--- Start Provided data ---

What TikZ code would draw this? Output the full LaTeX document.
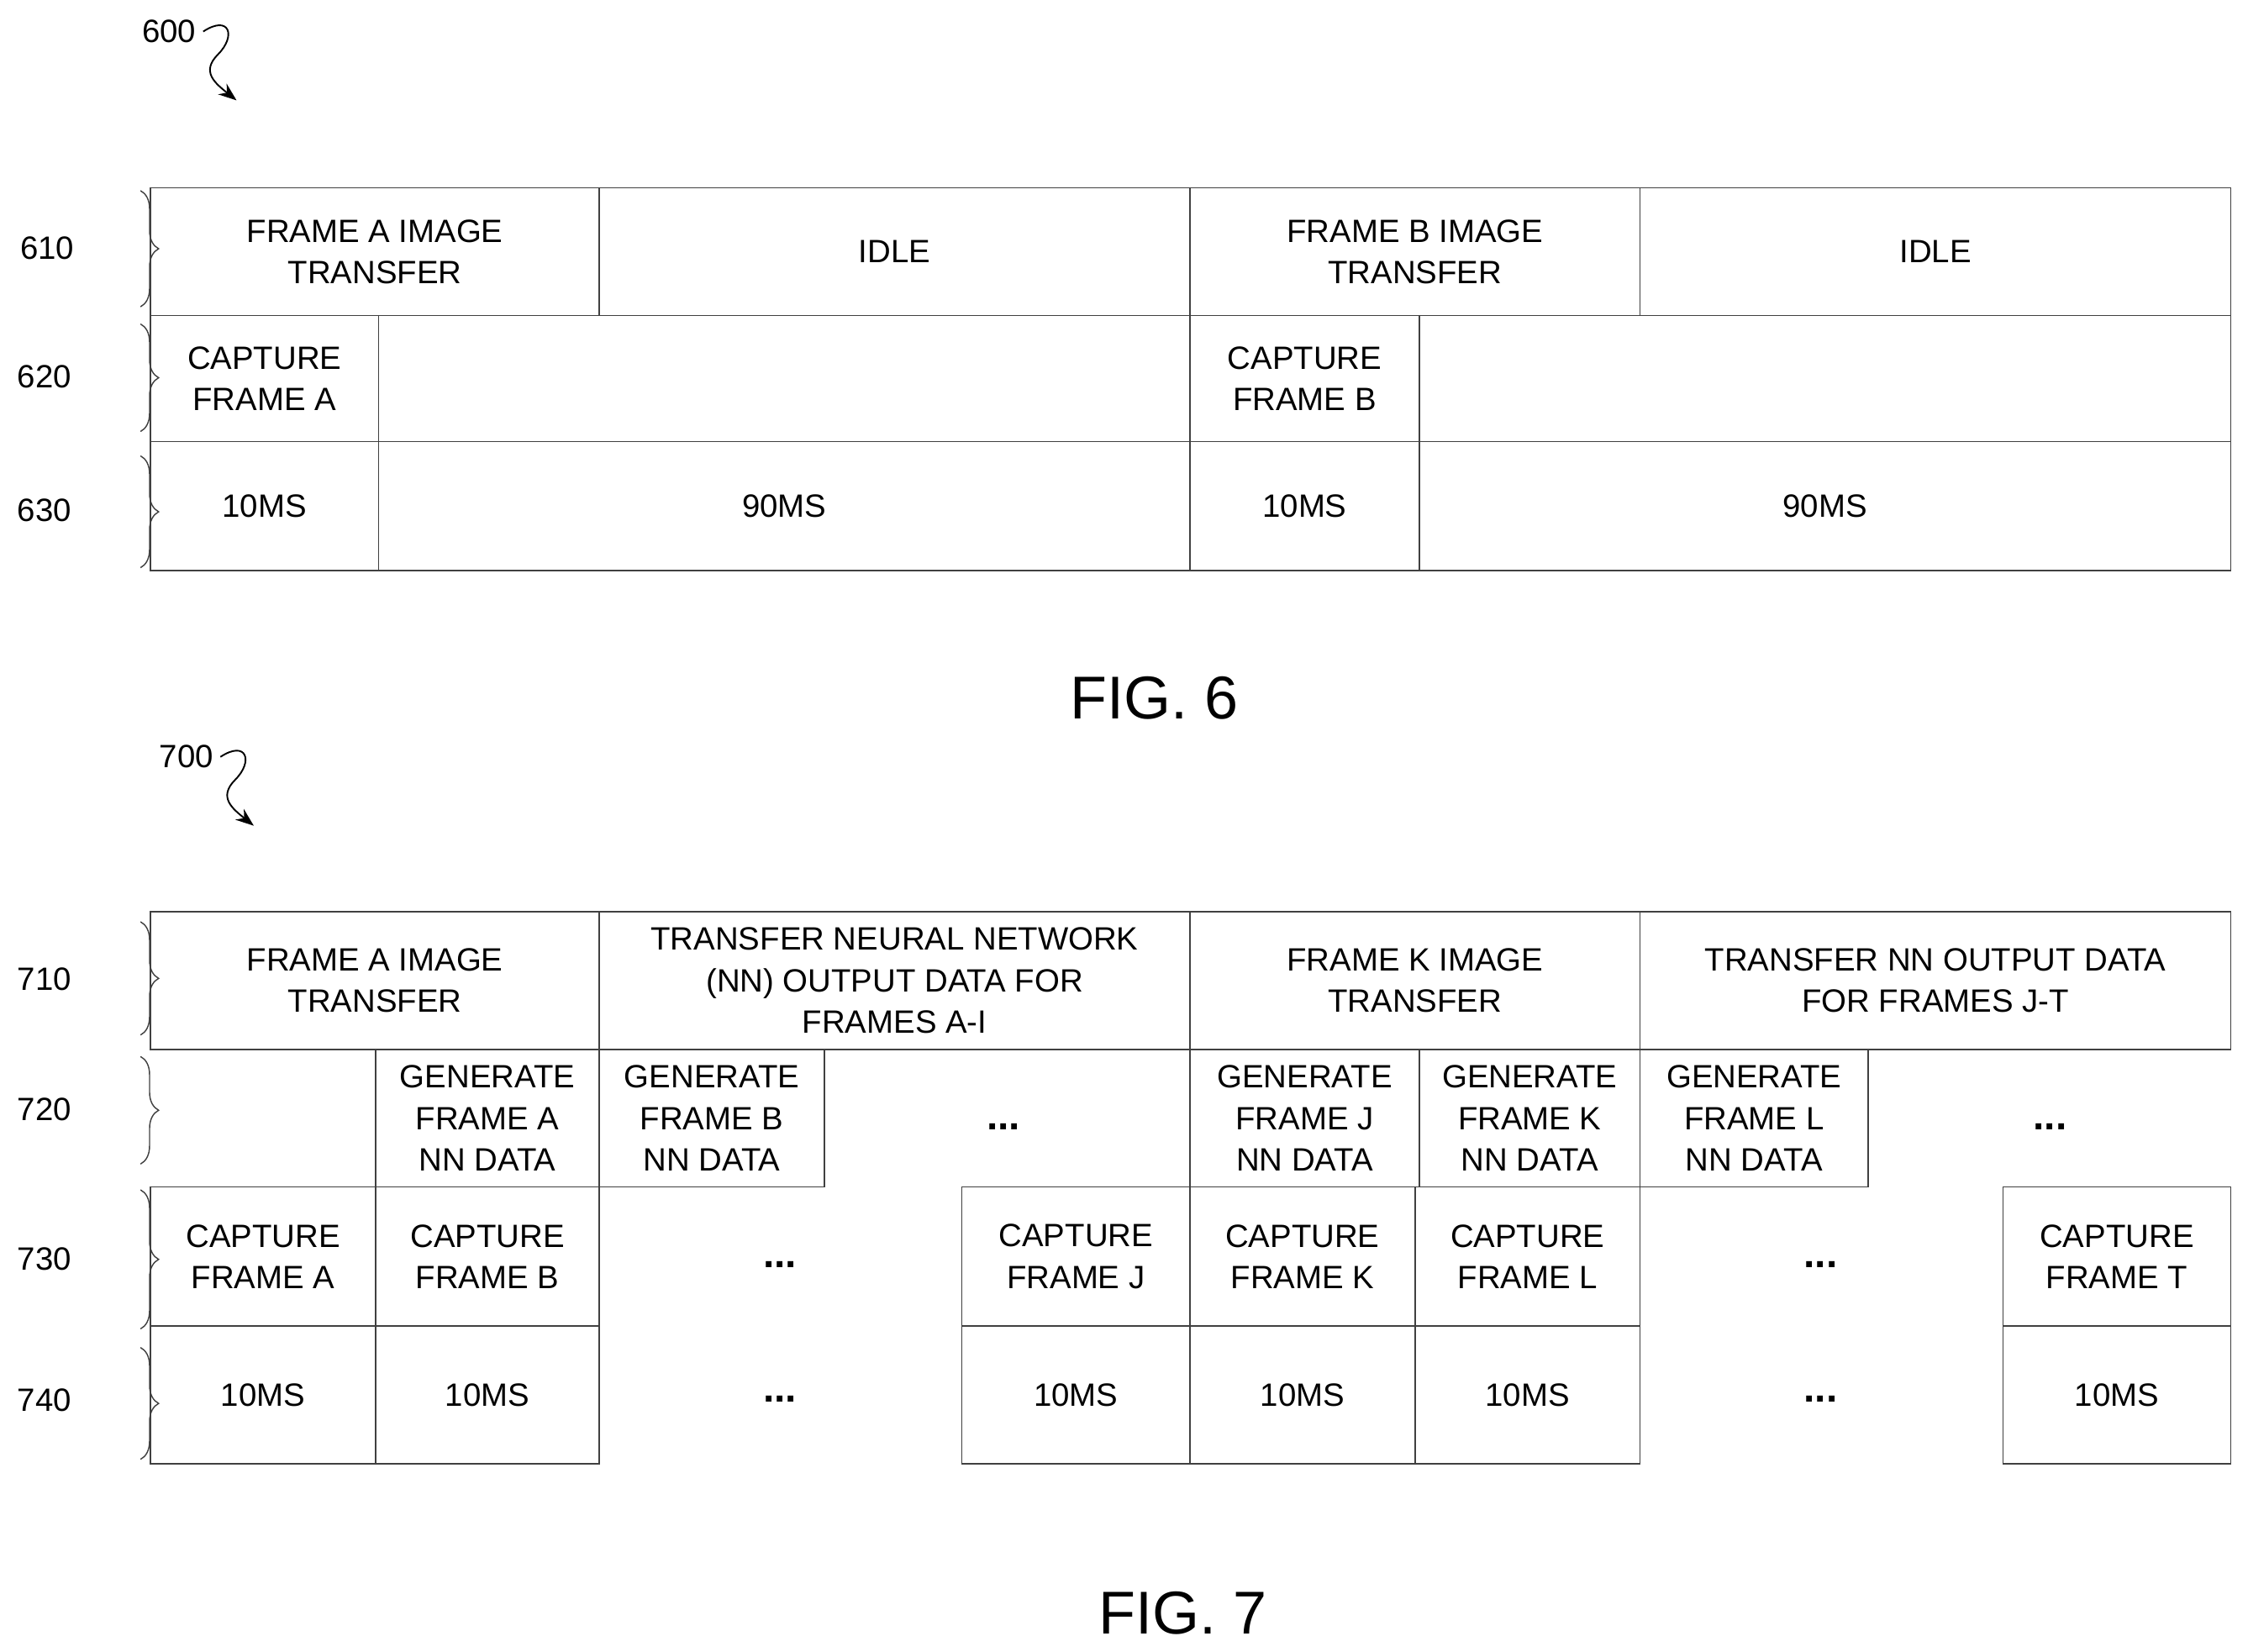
\documentclass[tikz,border=0pt]{standalone}
\usepackage{fontspec}
\setmainfont{Liberation Sans}
\usetikzlibrary{positioning}
\usetikzlibrary{arrows.meta,decorations.pathreplacing}
\tikzset{
 cell/.style 2 args={draw=black!75, line width=0.6pt, minimum width=#1*0.025cm, minimum height=#2*0.025cm,
   inner sep=0pt, align=center, font=\fontsize{16}{20.5}\selectfont},
 ref/.style={font=\fontsize{16}{20}\selectfont},
 dots/.style={font=\fontsize{20}{20}\selectfont\bfseries},
 figlabel/.style={font=\fontsize{30}{30}\selectfont},
 brc/.style={draw=black!75, line width=0.6pt, decorate, decoration={brace, amplitude=9pt, mirror}},
 squig/.style={draw, line width=0.8pt, -{Stealth[length=9pt]}}
}
\begin{document}
\begin{tikzpicture}[x=0.025cm, y=-0.025cm]
 \useasboundingbox (0,0) rectangle (1568,1152);

 %fig 6
 \node[ref] (n600) at (118,22) {600};
 \coordinate (e600) at (165,70);
 \path[squig] (n600.east) .. controls (160,10) and (165,25) .. (152,38) .. controls (140,50) and (150,58) .. (e600);

 %610
 \node[cell={313}{89}] (a1) at (261.5,175.5) {FRAME A IMAGE\\TRANSFER};
 \node[cell={412}{89}] (a2) at (624,175.5) {IDLE};
 \node[cell={314}{89}] (a3) at (987,175.5) {FRAME B IMAGE\\TRANSFER};
 \node[cell={412}{89}] (a4) at (1350,175.5) {IDLE};
 %620
 \node[cell={159}{88}] (b1) at (184.5,264) {CAPTURE\\FRAME A};
 \node[cell={566}{88}] (b2) at (547,264) {};
 \node[cell={160}{88}] (b3) at (910,264) {CAPTURE\\FRAME B};
 \node[cell={566}{88}] (b4) at (1273,264) {};
 %630
 \node[cell={159}{90}] (c1) at (184.5,353) {10MS};
 \node[cell={566}{90}] (c2) at (547,353) {90MS};
 \node[cell={160}{90}] (c3) at (910,353) {10MS};
 \node[cell={566}{90}] (c4) at (1273,353) {90MS};

 %braces 6
 \path[brc] (98,214) -- (98,133);
 \path[brc] (98,301) -- (98,226);
 \path[brc] (98,396) -- (98,318);
 \node[ref] (r610) at (33,173) {610};
 \node[ref] (r620) at (31,263) {620};
 \node[ref] (r630) at (31,356) {630};

 \node[figlabel] (fig6) at (805,487) {FIG. 6};

 %fig 7
 \node[ref] (n700) at (130,528) {700};
 \coordinate (e700) at (177,576);
 \path[squig] (n700.east) .. controls (172,516) and (177,531) .. (164,544) .. controls (152,556) and (162,564) .. (e700);

 %710
 \node[cell={313}{96}] (d1) at (261.5,684) {FRAME A IMAGE\\TRANSFER};
 \node[cell={412}{96}] (d2) at (624,684) {TRANSFER NEURAL NETWORK\\(NN) OUTPUT DATA FOR\\FRAMES A-I};
 \node[cell={314}{96}] (d3) at (987,684) {FRAME K IMAGE\\TRANSFER};
 \node[cell={412}{96}] (d4) at (1350,684) {TRANSFER NN OUTPUT DATA\\FOR FRAMES J-T};
 %720
 \node[cell={156}{96}] (g1) at (340,780) {GENERATE\\FRAME A\\NN DATA};
 \node[cell={157}{96}] (g2) at (496.5,780) {GENERATE\\FRAME B\\NN DATA};
 \node[dots] (g3) at (700,786) {...};
 \node[cell={160}{96}] (g4) at (910,780) {GENERATE\\FRAME J\\NN DATA};
 \node[cell={154}{96}] (g5) at (1067,780) {GENERATE\\FRAME K\\NN DATA};
 \node[cell={159}{96}] (g6) at (1223.5,780) {GENERATE\\FRAME L\\NN DATA};
 \node[dots] (g7) at (1430,786) {...};
 %730
 \node[cell={157}{97}] (h1) at (183.5,876.5) {CAPTURE\\FRAME A};
 \node[cell={156}{97}] (h2) at (340,876.5) {CAPTURE\\FRAME B};
 \node[dots] (h3) at (544,882) {...};
 \node[cell={159}{97}] (h4) at (750.5,876.5) {CAPTURE\\FRAME J};
 \node[cell={157}{97}] (h5) at (908.5,876.5) {CAPTURE\\FRAME K};
 \node[cell={157}{97}] (h6) at (1065.5,876.5) {CAPTURE\\FRAME L};
 \node[dots] (h7) at (1270,882) {...};
 \node[cell={159}{97}] (h8) at (1476.5,876.5) {CAPTURE\\FRAME T};
 %740
 \node[cell={157}{96}] (k1) at (183.5,973) {10MS};
 \node[cell={156}{96}] (k2) at (340,973) {10MS};
 \node[dots] (k3) at (544,976) {...};
 \node[cell={159}{96}] (k4) at (750.5,973) {10MS};
 \node[cell={157}{96}] (k5) at (908.5,973) {10MS};
 \node[cell={157}{96}] (k6) at (1065.5,973) {10MS};
 \node[dots] (k7) at (1270,976) {...};
 \node[cell={159}{96}] (k8) at (1476.5,973) {10MS};

 %braces 7
 \path[brc] (98,722) -- (98,643);
 \path[brc] (98,812) -- (98,737);
 \path[brc] (98,927) -- (98,830);
 \path[brc] (98,1018) -- (98,940);
 \node[ref] (r710) at (31,683) {710};
 \node[ref] (r720) at (31,774) {720};
 \node[ref] (r730) at (31,878) {730};
 \node[ref] (r740) at (31,977) {740};

 \node[figlabel] (fig7) at (825,1125) {FIG. 7};
\end{tikzpicture}
\end{document}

--- End Provided data ---

◆ **Direction**: Pull every line containing "draw" from the material above.

◆ **Task result**:
What TikZ code would draw this? Output the full LaTeX document.
 cell/.style 2 args={draw=black!75, line width=0.6pt, minimum width=#1*0.025cm, minimum height=#2*0.025cm,
 brc/.style={draw=black!75, line width=0.6pt, decorate, decoration={brace, amplitude=9pt, mirror}},
 squig/.style={draw, line width=0.8pt, -{Stealth[length=9pt]}}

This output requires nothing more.